Song by Slayr and Prettifun

from the EP Avant Nova
- Released: July 10, 2026
- Genre: Rage; hyperpop; digicore;
- Length: 2:59
- Label: Columbia
- Songwriters: Evan McDonald; Mikey J. Taylor;
- Producers: Slayr; vvspipes; Nxah;

= Switch My Swag =

"Switch My Swag" is a song by American rappers Slayr and Prettifun. It was released through Columbia Records as the second track on Slayr's EP Avant Nova on July 10, 2026. The song was produced by Slayr himself, VVSPipes, and Nxah.

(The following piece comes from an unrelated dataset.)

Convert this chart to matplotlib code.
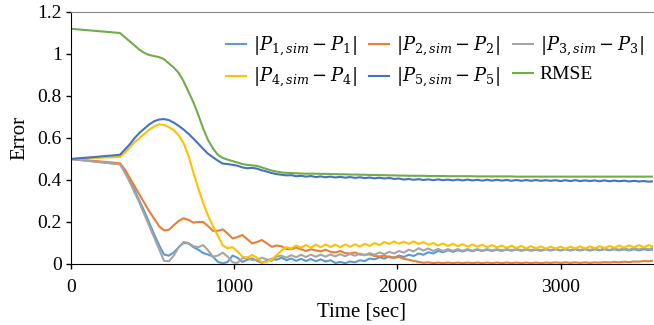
import matplotlib.pyplot as plt
from matplotlib.ticker import FuncFormatter
import numpy as np

plt.rcParams['font.family'] = ['Liberation Serif', 'DejaVu Serif']
plt.rcParams['mathtext.fontset'] = 'dejavuserif'

# time axis: start point, then one sample every 30 s from 300 s
time = [0] + list(range(300, 3571, 30))

p1 = [0.50,
      0.475, 0.44, 0.395, 0.35, 0.30, 0.25, 0.195, 0.14, 0.09, 0.045,
      0.04, 0.055, 0.08, 0.1, 0.098, 0.08, 0.068, 0.052, 0.045, 0.035,
      0.01, 0.003, 0.01, 0.04, 0.03, 0.01, 0.02, 0.027, 0.015, 0.006,
      0.015, 0.025, 0.02, 0.03, 0.018, 0.026, 0.015, 0.025, 0.014, 0.024,
      0.013, 0.022, 0.012, 0.018, 0.005, 0.01, 0.004, 0.012, 0.008, 0.018,
      0.014, 0.026, 0.022, 0.032, 0.026, 0.036, 0.03, 0.04, 0.034, 0.044,
      0.038, 0.05, 0.044, 0.056, 0.05, 0.062, 0.056, 0.066, 0.058, 0.066,
      0.06, 0.067, 0.061, 0.068, 0.062, 0.068, 0.062, 0.068, 0.062, 0.069,
      0.063, 0.069, 0.063, 0.069, 0.063, 0.069, 0.063, 0.07, 0.064, 0.07,
      0.064, 0.07, 0.064, 0.07, 0.064, 0.07, 0.064, 0.07, 0.065, 0.07,
      0.065, 0.07, 0.065, 0.07, 0.065, 0.07, 0.065, 0.07, 0.066, 0.07]

p2 = [0.50,
      0.48, 0.45, 0.41, 0.37, 0.33, 0.29, 0.25, 0.215, 0.18, 0.16,
      0.163, 0.185, 0.205, 0.218, 0.21, 0.197, 0.2, 0.2, 0.18, 0.158,
      0.158, 0.165, 0.145, 0.122, 0.128, 0.138, 0.118, 0.098, 0.105, 0.114,
      0.098, 0.082, 0.088, 0.084, 0.072, 0.07, 0.078, 0.07, 0.062, 0.07,
      0.065, 0.06, 0.068, 0.058, 0.055, 0.062, 0.052, 0.05, 0.055, 0.045,
      0.044, 0.046, 0.038, 0.036, 0.04, 0.032, 0.03, 0.033, 0.025, 0.02,
      0.015, 0.01, 0.006, 0.008, 0.004, 0.007, 0.004, 0.007, 0.004, 0.007,
      0.004, 0.007, 0.004, 0.007, 0.004, 0.007, 0.004, 0.007, 0.004, 0.007,
      0.004, 0.007, 0.004, 0.007, 0.004, 0.007, 0.004, 0.007, 0.005, 0.008,
      0.005, 0.008, 0.005, 0.008, 0.005, 0.008, 0.005, 0.008, 0.006, 0.009,
      0.007, 0.01, 0.008, 0.011, 0.009, 0.012, 0.011, 0.014, 0.013, 0.016]

p3 = [0.50,
      0.475, 0.435, 0.39, 0.34, 0.29, 0.235, 0.18, 0.125, 0.07, 0.015,
      0.013, 0.04, 0.08, 0.105, 0.1, 0.085, 0.08, 0.09, 0.065, 0.035,
      0.04, 0.054, 0.035, 0.008, 0.005, 0.027, 0.03, 0.018, 0.02, 0.03,
      0.022, 0.015, 0.035, 0.04, 0.03, 0.042, 0.032, 0.044, 0.033, 0.045,
      0.034, 0.045, 0.035, 0.046, 0.036, 0.047, 0.037, 0.048, 0.039, 0.05,
      0.041, 0.052, 0.044, 0.055, 0.047, 0.058, 0.05, 0.062, 0.054, 0.068,
      0.06, 0.075, 0.064, 0.074, 0.062, 0.072, 0.062, 0.071, 0.063, 0.071,
      0.063, 0.071, 0.063, 0.071, 0.064, 0.071, 0.064, 0.071, 0.064, 0.072,
      0.065, 0.072, 0.065, 0.072, 0.065, 0.072, 0.065, 0.072, 0.066, 0.073,
      0.066, 0.073, 0.066, 0.073, 0.066, 0.073, 0.067, 0.074, 0.067, 0.074,
      0.067, 0.074, 0.068, 0.075, 0.068, 0.075, 0.069, 0.076, 0.07, 0.077]

p4 = [0.50,
      0.51, 0.53, 0.555, 0.58, 0.60, 0.62, 0.64, 0.655, 0.665, 0.662,
      0.652, 0.637, 0.613, 0.575, 0.515, 0.435, 0.36, 0.29, 0.23, 0.18,
      0.135, 0.088, 0.075, 0.08, 0.06, 0.035, 0.03, 0.043, 0.03, 0.006,
      0.01, 0.022, 0.042, 0.065, 0.08, 0.073, 0.088, 0.078, 0.09, 0.078,
      0.092, 0.08, 0.093, 0.081, 0.092, 0.08, 0.093, 0.082, 0.094, 0.083,
      0.096, 0.086, 0.1, 0.09, 0.105, 0.095, 0.108, 0.097, 0.106, 0.096,
      0.108, 0.096, 0.104, 0.092, 0.1, 0.088, 0.098, 0.086, 0.096, 0.085,
      0.094, 0.083, 0.093, 0.082, 0.092, 0.08, 0.09, 0.079, 0.088, 0.077,
      0.087, 0.076, 0.086, 0.075, 0.085, 0.074, 0.084, 0.073, 0.083, 0.073,
      0.083, 0.073, 0.083, 0.074, 0.084, 0.074, 0.084, 0.075, 0.085, 0.076,
      0.086, 0.077, 0.088, 0.078, 0.089, 0.079, 0.09, 0.08, 0.09, 0.082]

p5 = [0.50,
      0.52, 0.545, 0.57, 0.60, 0.625, 0.645, 0.665, 0.68, 0.688, 0.69,
      0.685, 0.673, 0.658, 0.64, 0.62, 0.597, 0.573, 0.548, 0.525, 0.508,
      0.492, 0.478, 0.476, 0.472, 0.468, 0.46, 0.456, 0.458, 0.454, 0.446,
      0.44, 0.433, 0.428, 0.425, 0.422, 0.423, 0.418, 0.42, 0.416, 0.419,
      0.414, 0.417, 0.413, 0.416, 0.412, 0.415, 0.411, 0.414, 0.41, 0.413,
      0.409, 0.412, 0.408, 0.411, 0.407, 0.41, 0.405, 0.407, 0.402, 0.405,
      0.401, 0.404, 0.4, 0.403, 0.399, 0.403, 0.399, 0.402, 0.398, 0.402,
      0.398, 0.402, 0.398, 0.401, 0.397, 0.401, 0.397, 0.401, 0.397, 0.4,
      0.396, 0.4, 0.396, 0.4, 0.396, 0.4, 0.396, 0.399, 0.396, 0.399,
      0.395, 0.399, 0.395, 0.399, 0.395, 0.398, 0.395, 0.398, 0.394, 0.398,
      0.394, 0.397, 0.394, 0.397, 0.393, 0.396, 0.393, 0.395, 0.392, 0.394]

rmse = [1.12,
        1.10, 1.08, 1.06, 1.04, 1.02, 1.005, 0.995, 0.99, 0.985, 0.975,
        0.955, 0.935, 0.91, 0.87, 0.82, 0.77, 0.71, 0.645, 0.59, 0.55,
        0.52, 0.505, 0.497, 0.49, 0.483, 0.476, 0.472, 0.47, 0.467, 0.46,
        0.452, 0.445, 0.44, 0.436, 0.434, 0.433, 0.432, 0.431, 0.43, 0.43,
        0.43, 0.429, 0.429, 0.428, 0.428, 0.427, 0.427, 0.426, 0.426, 0.425,
        0.425, 0.424, 0.424, 0.423, 0.423, 0.422, 0.422, 0.421, 0.421, 0.42,
        0.42, 0.42, 0.42, 0.419, 0.419, 0.419, 0.419, 0.418, 0.418, 0.418,
        0.418, 0.418, 0.418, 0.417, 0.417, 0.417, 0.417, 0.417, 0.417, 0.417,
        0.417, 0.416, 0.416, 0.416, 0.416, 0.416, 0.416, 0.416, 0.416, 0.416,
        0.416, 0.416, 0.416, 0.416, 0.416, 0.416, 0.416, 0.416, 0.416, 0.416,
        0.416, 0.416, 0.416, 0.416, 0.416, 0.416, 0.416, 0.416, 0.416, 0.416]

labels = [r'$|P_{1,sim}-P_1|$', r'$|P_{2,sim}-P_2|$', r'$|P_{3,sim}-P_3|$',
          r'$|P_{4,sim}-P_4|$', r'$|P_{5,sim}-P_5|$', 'RMSE']
colors = ['#5B9BD5', '#ED7D31', '#A5A5A5', '#FFC000', '#4472C4', '#70AD47']
series = [p1, p2, p3, p4, p5, rmse]

fig = plt.figure(figsize=(6.54, 3.25), dpi=100)
ax = fig.add_axes([0.1086, 0.1877, 0.8894, 0.7754])

lines = []
for vals, c, lab in zip(series, colors, labels):
    ln, = ax.plot(time, vals, color=c, lw=1.5, label=lab)
    lines.append(ln)

ax.set_xlim(0, 3565)
ax.set_ylim(0, 1.2)
ax.set_xticks([0, 1000, 2000, 3000])
ax.set_yticks(np.arange(0, 1.21, 0.2))
ax.yaxis.set_major_formatter(FuncFormatter(lambda v, p: f'{v:g}'))
ax.tick_params(labelsize=14, length=3.5, width=1, colors='black')
ax.tick_params(axis='x', pad=7)
ax.tick_params(axis='y', pad=3)

ax.spines['right'].set_visible(False)
ax.spines['top'].set_color('#888888')
ax.spines['left'].set_color('black')
ax.spines['bottom'].set_color('black')

ax.set_xlabel('Time [sec]', fontsize=15, labelpad=5)
ax.set_ylabel('Error', fontsize=15, labelpad=6)

# matplotlib fills legend columns first, so reorder to get row-wise order
order = [0, 3, 1, 4, 2, 5]
leg = ax.legend([lines[i] for i in order], [labels[i] for i in order],
                ncol=3, frameon=False, fontsize=13, loc='upper right',
                bbox_to_anchor=(1.0, 0.947), handlelength=1.1,
                handletextpad=0.4, columnspacing=0.7, labelspacing=0.45,
                borderaxespad=0.1)
for txt in leg.get_texts():
    if txt.get_text() == 'RMSE':
        txt.set_fontsize(14)

fig.savefig('out.png', dpi=100)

==Composition and lyricism==
"Switch My Swag" is a two-minute and 58-second song. Slayr co-wrote the song with Prettifun, VVSPipes, and Nxah, with the latter two handling the production alongside Slayr. Additionally, Slayr handled the mixing and mastering of the track. Like the rest of the tracks on the EP, "Switch My Swag" features a transition at the end that seamlessly transitions into the next track. According to Anthony Fantano, he wrote how the track breaks into a "bright, fun, synth-y, distorted trap beat."

Lyrically, the track sees the duo rap about "not switching their swag for shit."

==Reception==
"Switch My Swag" generated positive reception from music journalists, with Zabih Safdari of laut.de calling the track a "personal highlight" of his, writing how he's longed for it and how it works perfectly and almost sees Prettifun overshadow Slayr. Fantano labeled the track as a "catchy and rough" one.